Your task.
Leave out any pictures and transcribe all other data below exactly.

* Begin *

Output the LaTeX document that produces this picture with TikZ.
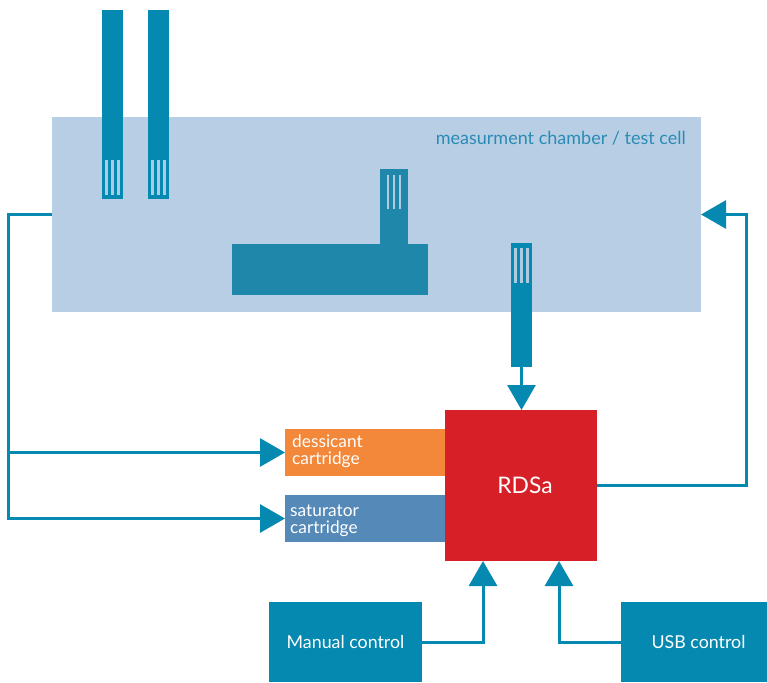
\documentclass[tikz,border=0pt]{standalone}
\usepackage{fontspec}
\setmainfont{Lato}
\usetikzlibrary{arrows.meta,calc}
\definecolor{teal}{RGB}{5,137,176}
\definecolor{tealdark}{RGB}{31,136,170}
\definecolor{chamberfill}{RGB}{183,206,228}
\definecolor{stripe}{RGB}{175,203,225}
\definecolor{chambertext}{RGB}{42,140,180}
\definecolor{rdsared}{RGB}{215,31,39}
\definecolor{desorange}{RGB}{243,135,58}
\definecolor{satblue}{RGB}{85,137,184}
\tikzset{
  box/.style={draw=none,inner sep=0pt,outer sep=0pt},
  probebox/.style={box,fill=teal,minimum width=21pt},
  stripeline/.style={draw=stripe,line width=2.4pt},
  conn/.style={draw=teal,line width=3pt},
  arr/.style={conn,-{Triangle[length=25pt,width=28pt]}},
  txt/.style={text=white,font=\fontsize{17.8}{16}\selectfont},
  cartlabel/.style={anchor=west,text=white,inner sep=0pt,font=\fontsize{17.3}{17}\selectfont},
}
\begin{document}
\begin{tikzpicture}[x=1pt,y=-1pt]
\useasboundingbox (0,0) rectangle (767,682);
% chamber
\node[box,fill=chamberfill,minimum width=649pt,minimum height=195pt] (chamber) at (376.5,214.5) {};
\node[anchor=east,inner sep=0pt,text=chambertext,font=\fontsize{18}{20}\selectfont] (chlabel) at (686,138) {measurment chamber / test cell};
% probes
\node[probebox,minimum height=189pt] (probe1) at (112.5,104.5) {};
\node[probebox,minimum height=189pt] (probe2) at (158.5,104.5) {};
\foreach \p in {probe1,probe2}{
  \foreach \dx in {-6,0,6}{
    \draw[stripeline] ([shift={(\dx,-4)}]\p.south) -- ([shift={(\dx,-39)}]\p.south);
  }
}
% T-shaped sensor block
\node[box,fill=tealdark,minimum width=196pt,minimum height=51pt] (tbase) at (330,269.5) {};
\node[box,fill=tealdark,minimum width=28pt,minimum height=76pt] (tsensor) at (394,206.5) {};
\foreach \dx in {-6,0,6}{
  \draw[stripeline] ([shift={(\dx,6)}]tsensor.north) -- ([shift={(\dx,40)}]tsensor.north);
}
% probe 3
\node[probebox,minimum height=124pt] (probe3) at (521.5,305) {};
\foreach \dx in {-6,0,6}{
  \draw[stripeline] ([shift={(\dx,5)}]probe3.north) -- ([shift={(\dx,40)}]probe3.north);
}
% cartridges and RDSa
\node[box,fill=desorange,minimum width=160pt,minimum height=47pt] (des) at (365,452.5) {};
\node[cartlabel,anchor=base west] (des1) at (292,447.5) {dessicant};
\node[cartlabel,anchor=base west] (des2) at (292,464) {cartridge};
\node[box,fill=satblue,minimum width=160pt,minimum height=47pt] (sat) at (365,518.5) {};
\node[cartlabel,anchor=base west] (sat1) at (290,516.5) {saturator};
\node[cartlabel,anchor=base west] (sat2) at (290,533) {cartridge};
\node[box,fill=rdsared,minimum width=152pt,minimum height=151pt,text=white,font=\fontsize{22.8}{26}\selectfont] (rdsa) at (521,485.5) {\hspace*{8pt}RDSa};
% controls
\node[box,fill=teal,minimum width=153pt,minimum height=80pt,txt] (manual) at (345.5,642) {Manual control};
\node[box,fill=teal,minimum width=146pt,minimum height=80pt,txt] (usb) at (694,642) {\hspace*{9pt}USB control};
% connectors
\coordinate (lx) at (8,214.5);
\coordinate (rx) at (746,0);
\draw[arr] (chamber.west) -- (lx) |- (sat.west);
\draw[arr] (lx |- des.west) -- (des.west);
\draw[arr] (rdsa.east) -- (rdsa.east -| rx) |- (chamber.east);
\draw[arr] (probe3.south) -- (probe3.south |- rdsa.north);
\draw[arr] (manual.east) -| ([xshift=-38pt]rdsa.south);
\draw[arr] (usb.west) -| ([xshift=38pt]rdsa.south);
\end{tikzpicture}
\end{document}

* End *

Result of this task.
Output the LaTeX document that produces this picture with TikZ.
\documentclass[tikz,border=0pt]{standalone}
\usepackage{fontspec}
\setmainfont{Lato}
\usetikzlibrary{arrows.meta,calc}
\definecolor{teal}{RGB}{5,137,176}
\definecolor{tealdark}{RGB}{31,136,170}
\definecolor{chamberfill}{RGB}{183,206,228}
\definecolor{stripe}{RGB}{175,203,225}
\definecolor{chambertext}{RGB}{42,140,180}
\definecolor{rdsared}{RGB}{215,31,39}
\definecolor{desorange}{RGB}{243,135,58}
\definecolor{satblue}{RGB}{85,137,184}
\tikzset{
  box/.style={draw=none,inner sep=0pt,outer sep=0pt},
  probebox/.style={box,fill=teal,minimum width=21pt},
  stripeline/.style={draw=stripe,line width=2.4pt},
  conn/.style={draw=teal,line width=3pt},
  arr/.style={conn,-{Triangle[length=25pt,width=28pt]}},
  txt/.style={text=white,font=\fontsize{17.8}{16}\selectfont},
  cartlabel/.style={anchor=west,text=white,inner sep=0pt,font=\fontsize{17.3}{17}\selectfont},
}
\begin{document}
\begin{tikzpicture}[x=1pt,y=-1pt]
\useasboundingbox (0,0) rectangle (767,682);
% chamber
\node[box,fill=chamberfill,minimum width=649pt,minimum height=195pt] (chamber) at (376.5,214.5) {};
\node[anchor=east,inner sep=0pt,text=chambertext,font=\fontsize{18}{20}\selectfont] (chlabel) at (686,138) {measurment chamber / test cell};
% probes
\node[probebox,minimum height=189pt] (probe1) at (112.5,104.5) {};
\node[probebox,minimum height=189pt] (probe2) at (158.5,104.5) {};
\foreach \p in {probe1,probe2}{
  \foreach \dx in {-6,0,6}{
    \draw[stripeline] ([shift={(\dx,-4)}]\p.south) -- ([shift={(\dx,-39)}]\p.south);
  }
}
% T-shaped sensor block
\node[box,fill=tealdark,minimum width=196pt,minimum height=51pt] (tbase) at (330,269.5) {};
\node[box,fill=tealdark,minimum width=28pt,minimum height=76pt] (tsensor) at (394,206.5) {};
\foreach \dx in {-6,0,6}{
  \draw[stripeline] ([shift={(\dx,6)}]tsensor.north) -- ([shift={(\dx,40)}]tsensor.north);
}
% probe 3
\node[probebox,minimum height=124pt] (probe3) at (521.5,305) {};
\foreach \dx in {-6,0,6}{
  \draw[stripeline] ([shift={(\dx,5)}]probe3.north) -- ([shift={(\dx,40)}]probe3.north);
}
% cartridges and RDSa
\node[box,fill=desorange,minimum width=160pt,minimum height=47pt] (des) at (365,452.5) {};
\node[cartlabel,anchor=base west] (des1) at (292,447.5) {dessicant};
\node[cartlabel,anchor=base west] (des2) at (292,464) {cartridge};
\node[box,fill=satblue,minimum width=160pt,minimum height=47pt] (sat) at (365,518.5) {};
\node[cartlabel,anchor=base west] (sat1) at (290,516.5) {saturator};
\node[cartlabel,anchor=base west] (sat2) at (290,533) {cartridge};
\node[box,fill=rdsared,minimum width=152pt,minimum height=151pt,text=white,font=\fontsize{22.8}{26}\selectfont] (rdsa) at (521,485.5) {\hspace*{8pt}RDSa};
% controls
\node[box,fill=teal,minimum width=153pt,minimum height=80pt,txt] (manual) at (345.5,642) {Manual control};
\node[box,fill=teal,minimum width=146pt,minimum height=80pt,txt] (usb) at (694,642) {\hspace*{9pt}USB control};
% connectors
\coordinate (lx) at (8,214.5);
\coordinate (rx) at (746,0);
\draw[arr] (chamber.west) -- (lx) |- (sat.west);
\draw[arr] (lx |- des.west) -- (des.west);
\draw[arr] (rdsa.east) -- (rdsa.east -| rx) |- (chamber.east);
\draw[arr] (probe3.south) -- (probe3.south |- rdsa.north);
\draw[arr] (manual.east) -| ([xshift=-38pt]rdsa.south);
\draw[arr] (usb.west) -| ([xshift=38pt]rdsa.south);
\end{tikzpicture}
\end{document}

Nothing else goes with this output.